The resignations came after a week in which Mr. Erdogan’s government sought to purge the police forces of those it believes are behind the investigation, which has been linked to Fethullah Gulen, a popular Muslim spiritual leader in exile in Pennsylvania who has millions of followers in Turkey, including some who hold high positions within the police and judiciary. Mr. Erdogan and others have called them a “criminal gang” and a “state within a state.”
In a televised speech on Wednesday afternoon, Mr. Erdogan used some of his strongest language yet to denounce his former allies in the Gulen movement and promised to dismiss them. “We will root out the bad apples or whatever is necessary,” he said.
Dozens of high-level police officials, and hundreds of other officers, already have been removed. Reports emerged in the Turkish news media on Wednesday that prosecutors were pursuing other high-level officials, but that new police officials installed by the government had resisted pursuing them. This essentially highlights a power struggle within state structures.
Turkey has faced many upheavals, with coups and power struggles that sometimes turned violent, but the current crisis is something new: a clash between two Islamist rivals that had once been united in overhauling the political system by pushing the military from politics.

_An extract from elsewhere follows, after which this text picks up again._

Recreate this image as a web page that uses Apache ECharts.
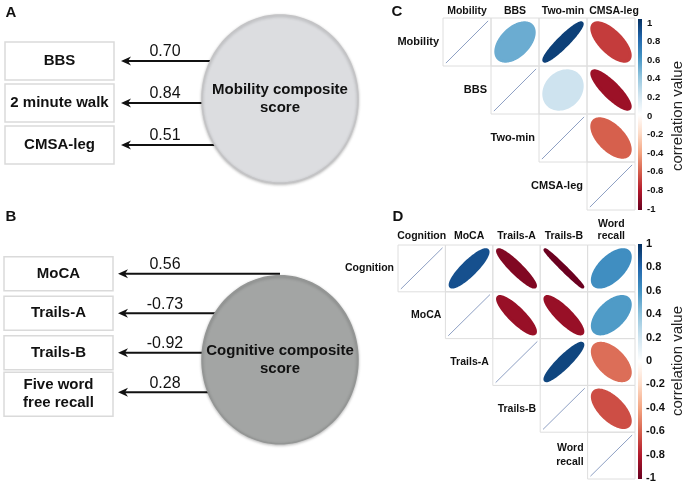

Once ruled by secularists backed by powerful military generals, Turkey has seen the rise over the last decade of Mr. Erdogan’s Justice and Development Party, known by its Turkish initials A.K.P., that was rooted in political Islam but also included other partners, among them liberals and some on the nonreligious right.
Most of the liberals and the nonreligious no longer support the A.K.P., and now that Mr. Erdogan and Mr. Gulen, who represent different Turkish Islamist traditions, are basically at war, the party is at risk of collapsing, said analysts.
In another setback for Mr. Erdogan, a prominent A.K.P. lawmaker who was a former interior minister resigned from the party on Wednesday — not because he was implicated in the corruption investigation, but because he was disgusted by how the government was handling it, dismissing police officers and attacking the judiciary.
“It seems that within the A.K.P. things are spiraling out of control,” said Mr. Oktem, the research fellow at Oxford.
More broadly, the clash is also seen as a contest over the viability of political Islam, and comes after Islamist movements struggled to maintain power in postrevolution Egypt and Tunisia. “What we have seen in Egypt and Tunisia was a fight between Islamists and non-Islamists,” Mr. Oktem said. “What we are seeing in Turkey is between two Islamist movements.”
The question is whether the clash will upend the Turkish political system. “This kind of power struggle between two different Islamist groups might make the non-Islamist, secular groups more powerful, in Turkey’s case,” Mr. Oktem said.
Mr. Erdogan’s assertions of a foreign plot, implying American and Israeli subterfuge, have angered the United States and damaged his once strong personal bond with President Obama. The State Department, in a statement issued Tuesday, said attacks in the pro-government Turkish news media against American officials were “deeply disturbing.”